E-book (electronic book): The publishing format that has the highest ratio of “time spent discussing it in meetings” to “copies sold.”* Authors fondly believe that tens of thousands of readers who’ve passed up the opportunity to buy attractive, inexpensive hardcopy editions of their works will nevertheless go to great effort to illegally download wonky, badly formatted e-texts of the same books in order to read them in Courier on their computer screens.
Managing Editor: In trade book publishing, the person in charge of production. Normally, there are multiple layers of insulation between the author’s behavior and the Managing Editor’s production decisions. That’s a good thing.
Mass Market: A smaller, cheaper edition of a hardcover novel that is nevertheless more difficult, expensive, and uncertain to publish.
Mid-list: What other authors are who sell as well as you do, but don’t have your inherent talent or obvious commercial promise.
Out of Print: When a book of yours is inarguably and permanently out of print at its current publisher, but you can’t get the rights back just by asking for them, that’s nature’s way of telling you to dump your agent, and look for a new publisher while you’re at it.
Packager: (1.) A person or firm which contracts with publishers to deliver finished (often camera-ready) books of high quality and great commercial appeal by a specified date. This is not to say—this is emphatically not to say—that the works they deliver meet any of those specifications. (2.) The class enemy of production departments, which get to clean up (badly, on a rush basis) the packager’s grossly incompetent mishandling of tasks the production department would far rather have taken care of themselves.
Prequel: A book cobbled together out of the worldbuilding and backstory notes that the author once upon a time had the sense to leave out of the series.
Print Run: The projected print run is what you hope for. The real print run is the number of copies you calculate will be needed based on the actual orders that are coming in.
Pub Date: The date naive authors start haunting the bookstores, hoping to see their book on the shelves.
Remainders: Proof that your publisher generously paid to print and distribute enough copies for them to be made available to every reader who might conceivably find them attractive; which, necessarily, means that there will be copies left over. As an alternative to being pulped, these are sometimes offered at reduced prices to readers who, if they enjoy the book, will be primed to buy your next one at normal retail prices.
Reviewer: A person who by virtue of their position must either disappoint their readers, or the authors they review. The ones who satisfy their readers keep their jobs.
Royalties: Percentage of the sales price earned by the author on sold copies. Most of this money is received by the authors years before their books earn it.
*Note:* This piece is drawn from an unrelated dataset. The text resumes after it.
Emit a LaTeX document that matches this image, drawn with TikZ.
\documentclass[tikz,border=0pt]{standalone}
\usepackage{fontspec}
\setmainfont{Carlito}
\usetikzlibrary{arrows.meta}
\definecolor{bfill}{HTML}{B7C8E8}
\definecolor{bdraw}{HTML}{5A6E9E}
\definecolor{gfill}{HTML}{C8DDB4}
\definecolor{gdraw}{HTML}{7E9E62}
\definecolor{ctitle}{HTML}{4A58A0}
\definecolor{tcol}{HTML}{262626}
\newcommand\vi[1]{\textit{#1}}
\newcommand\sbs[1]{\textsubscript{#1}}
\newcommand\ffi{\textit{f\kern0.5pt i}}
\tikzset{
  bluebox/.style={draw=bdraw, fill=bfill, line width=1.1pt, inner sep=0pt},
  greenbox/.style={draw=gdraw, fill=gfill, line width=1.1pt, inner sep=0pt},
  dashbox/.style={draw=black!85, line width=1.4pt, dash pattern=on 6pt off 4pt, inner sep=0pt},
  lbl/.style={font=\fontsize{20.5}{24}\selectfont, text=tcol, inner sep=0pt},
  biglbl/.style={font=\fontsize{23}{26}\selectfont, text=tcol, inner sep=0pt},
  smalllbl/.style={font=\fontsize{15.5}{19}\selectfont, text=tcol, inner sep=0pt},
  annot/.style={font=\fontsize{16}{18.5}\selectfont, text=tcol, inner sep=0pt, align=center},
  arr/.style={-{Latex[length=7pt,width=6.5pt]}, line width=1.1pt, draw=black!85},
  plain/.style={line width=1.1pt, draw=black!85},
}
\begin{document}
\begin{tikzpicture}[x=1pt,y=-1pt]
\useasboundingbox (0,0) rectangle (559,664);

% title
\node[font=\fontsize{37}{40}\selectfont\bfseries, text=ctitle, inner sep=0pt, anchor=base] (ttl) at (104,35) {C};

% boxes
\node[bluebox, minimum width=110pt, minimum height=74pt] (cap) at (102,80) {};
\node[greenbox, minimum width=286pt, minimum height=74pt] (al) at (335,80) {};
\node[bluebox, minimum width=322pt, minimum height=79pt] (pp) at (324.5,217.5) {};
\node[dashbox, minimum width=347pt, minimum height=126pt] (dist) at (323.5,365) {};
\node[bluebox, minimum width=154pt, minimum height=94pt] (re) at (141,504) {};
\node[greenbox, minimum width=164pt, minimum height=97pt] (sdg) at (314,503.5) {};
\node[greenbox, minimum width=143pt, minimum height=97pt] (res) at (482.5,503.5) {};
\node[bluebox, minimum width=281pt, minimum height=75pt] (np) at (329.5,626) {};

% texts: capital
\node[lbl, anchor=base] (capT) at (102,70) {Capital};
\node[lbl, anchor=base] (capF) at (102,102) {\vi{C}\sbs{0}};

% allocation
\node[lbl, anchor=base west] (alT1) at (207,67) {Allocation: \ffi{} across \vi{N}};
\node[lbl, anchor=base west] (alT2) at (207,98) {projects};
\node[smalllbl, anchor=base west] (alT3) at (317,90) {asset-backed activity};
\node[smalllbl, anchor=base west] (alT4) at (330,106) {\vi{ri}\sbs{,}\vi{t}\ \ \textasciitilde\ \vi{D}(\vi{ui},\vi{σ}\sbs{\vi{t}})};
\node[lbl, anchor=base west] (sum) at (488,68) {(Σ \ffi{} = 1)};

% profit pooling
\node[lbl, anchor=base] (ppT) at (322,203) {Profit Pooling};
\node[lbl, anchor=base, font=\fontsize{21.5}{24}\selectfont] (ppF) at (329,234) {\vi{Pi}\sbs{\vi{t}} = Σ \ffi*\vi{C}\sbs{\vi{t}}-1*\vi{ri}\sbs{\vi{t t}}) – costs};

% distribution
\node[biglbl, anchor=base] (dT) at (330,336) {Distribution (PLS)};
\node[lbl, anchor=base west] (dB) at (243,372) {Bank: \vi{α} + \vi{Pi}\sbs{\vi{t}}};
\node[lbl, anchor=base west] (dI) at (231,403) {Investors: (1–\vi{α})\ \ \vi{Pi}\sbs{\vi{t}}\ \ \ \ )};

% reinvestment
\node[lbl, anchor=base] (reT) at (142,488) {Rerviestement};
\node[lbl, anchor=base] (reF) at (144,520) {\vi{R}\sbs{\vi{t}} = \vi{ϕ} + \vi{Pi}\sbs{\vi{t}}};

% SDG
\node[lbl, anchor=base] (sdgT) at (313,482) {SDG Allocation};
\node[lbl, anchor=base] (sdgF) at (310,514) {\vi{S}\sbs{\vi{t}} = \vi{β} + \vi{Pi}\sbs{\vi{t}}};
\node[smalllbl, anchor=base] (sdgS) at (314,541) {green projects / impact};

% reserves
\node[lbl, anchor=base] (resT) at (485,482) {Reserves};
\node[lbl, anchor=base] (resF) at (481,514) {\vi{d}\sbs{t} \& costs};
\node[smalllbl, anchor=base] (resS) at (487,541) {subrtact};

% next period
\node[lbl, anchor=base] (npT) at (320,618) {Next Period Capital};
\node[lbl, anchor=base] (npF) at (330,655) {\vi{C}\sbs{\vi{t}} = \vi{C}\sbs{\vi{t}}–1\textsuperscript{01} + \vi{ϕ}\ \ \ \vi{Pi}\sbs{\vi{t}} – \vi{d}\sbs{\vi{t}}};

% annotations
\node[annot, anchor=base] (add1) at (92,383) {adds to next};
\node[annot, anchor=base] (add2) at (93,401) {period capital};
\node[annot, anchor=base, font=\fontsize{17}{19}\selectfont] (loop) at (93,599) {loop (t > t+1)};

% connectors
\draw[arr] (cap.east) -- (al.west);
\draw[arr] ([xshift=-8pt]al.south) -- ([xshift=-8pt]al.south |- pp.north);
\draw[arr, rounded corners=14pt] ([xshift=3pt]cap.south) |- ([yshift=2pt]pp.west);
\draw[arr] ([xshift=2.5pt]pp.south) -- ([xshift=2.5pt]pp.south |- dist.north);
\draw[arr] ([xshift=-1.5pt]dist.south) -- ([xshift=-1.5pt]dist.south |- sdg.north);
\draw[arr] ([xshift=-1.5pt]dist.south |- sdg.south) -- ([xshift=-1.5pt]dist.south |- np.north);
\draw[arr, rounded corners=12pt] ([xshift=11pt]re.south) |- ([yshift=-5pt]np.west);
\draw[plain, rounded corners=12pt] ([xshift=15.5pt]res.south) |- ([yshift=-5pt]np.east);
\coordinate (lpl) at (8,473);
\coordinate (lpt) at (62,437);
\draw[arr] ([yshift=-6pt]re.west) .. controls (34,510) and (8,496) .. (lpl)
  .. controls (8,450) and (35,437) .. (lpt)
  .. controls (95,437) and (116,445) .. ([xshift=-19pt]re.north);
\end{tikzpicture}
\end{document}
If a book earns out and the author starts earning additional royalty payments, they will complain bitterly about how long it takes to receive them.
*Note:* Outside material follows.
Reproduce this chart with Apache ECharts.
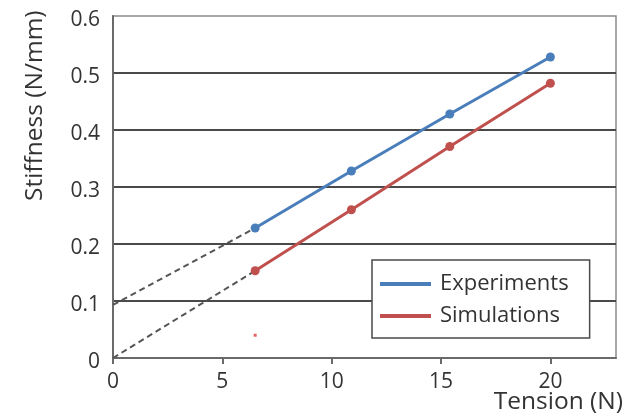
<!DOCTYPE html>
<html>
<head>
<meta charset="utf-8">
<script src="https://cdn.jsdelivr.net/npm/echarts@6/dist/echarts.min.js"></script>
<style>
html,body{margin:0;padding:0;background:#fff;}
#c{width:636px;height:417px;}
</style>
</head>
<body>
<div id="c"></div>
<script>
// Data
var tension = [6.5, 10.9, 15.4, 20];
var experiments = [0.228, 0.328, 0.428, 0.528];
var simulations = [0.153, 0.260, 0.371, 0.482];
var expExtrapX = [0, 6.5];
var expExtrapY = [0.093, 0.228];
var simExtrapX = [0, 6.5];
var simExtrapY = [0, 0.153];
var strayPoint = [[6.5, 0.04]];
var xTicks = [0, 5, 10, 15, 20];
var seriesNames = ['Experiments', 'Simulations'];

function pairs(xs, ys) { return xs.map(function (x, i) { return [x, ys[i]]; }); }

var FONT = 'Open Sans';
var TXT = '#333';
var chart = echarts.init(document.getElementById('c'), null, { renderer: 'canvas' });
chart.setOption({
  animation: false,
  backgroundColor: '#fff',
  grid: {
    left: 113, top: 16, right: 20, bottom: 59,
    show: true, borderColor: '#8a8a8a', borderWidth: 1.5, backgroundColor: 'transparent'
  },
  xAxis: {
    type: 'value', min: 0, max: 23, interval: 5,
    axisLine: { show: true, onZero: false, lineStyle: { color: '#6a6a6a', width: 2 } },
    axisTick: { show: true, customValues: xTicks, length: 6, inside: false, lineStyle: { color: '#6a6a6a', width: 2 } },
    axisLabel: { customValues: xTicks, color: TXT, fontFamily: FONT, fontSize: 21, margin: 14 },
    splitLine: { show: false }
  },
  yAxis: {
    type: 'value', min: 0, max: 0.6, interval: 0.1,
    axisLine: { show: true, lineStyle: { color: '#6a6a6a', width: 2 } },
    axisTick: { show: false },
    axisLabel: { color: TXT, fontFamily: FONT, fontSize: 21, margin: 13, verticalAlign: 'top', lineHeight: 9 },
    splitLine: { show: true, showMaxLine: false, lineStyle: { color: '#4a4a4a', width: 2 } }
  },
  legend: {
    data: seriesNames,
    orient: 'vertical',
    left: 372, top: 260,
    backgroundColor: '#fff',
    borderColor: '#4a4a4a', borderWidth: 1.5, borderRadius: 0,
    padding: [13, 21, 11, 8],
    itemGap: 10,
    itemWidth: 51, itemHeight: 4,
    icon: 'rect',
    textStyle: { color: TXT, fontFamily: FONT, fontSize: 22, padding: [0, 0, 0, 4] }
  },
  graphic: [
    {
      type: 'text', rotation: Math.PI / 2, x: 23, y: 201,
      style: { text: 'Stiffness (N/mm)', fill: TXT, font: '24.5px "Open Sans"' }
    },
    {
      type: 'text', right: 13, top: 390,
      style: { text: 'Tension (N)', fill: TXT, font: '24.5px "Open Sans"' }
    }
  ],
  series: [
    {
      name: 'expExtrap', type: 'line', data: pairs(expExtrapX, expExtrapY),
      symbol: 'none', silent: true, z: 1,
      lineStyle: { color: '#555', width: 2, type: [6, 4] }
    },
    {
      name: 'simExtrap', type: 'line', data: pairs(simExtrapX, simExtrapY),
      symbol: 'none', silent: true, z: 1,
      lineStyle: { color: '#555', width: 2, type: [6, 4] }
    },
    {
      name: seriesNames[0], type: 'line', data: pairs(tension, experiments),
      symbol: 'circle', symbolSize: 9, z: 3,
      itemStyle: { color: '#4a7ebb' },
      lineStyle: { color: '#4a7ebb', width: 3 }
    },
    {
      name: seriesNames[1], type: 'line', data: pairs(tension, simulations),
      symbol: 'circle', symbolSize: 9, z: 3,
      itemStyle: { color: '#c0504d' },
      lineStyle: { color: '#c0504d', width: 3 }
    },
    {
      name: 'stray', type: 'scatter', data: strayPoint,
      symbol: 'rect', symbolSize: 3, silent: true,
      itemStyle: { color: '#e03a3a' }
    }
  ]
});
</script>
</body>
</html>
Self-publishing: How authors who are slow learners find out about marketing and distribution.
Small Press: A publishing house that’s only as good as the people running it. (This applies to publishing houses of any size.)
Trade Paperback: (1.) Cheaper than a hardcover; stays on the shelves longer and earns more per unit than a mass-market paperback. (2.) Technically, a softcover edition of any trim size that is whole-copy returnable, rather than being stripped for credit like a mass-market paperback.
Trade Publisher: A publisher of books that are sold via bookstores.
Vanity Press: A way of getting published that anyone can see is folly, unless the book in question is their own.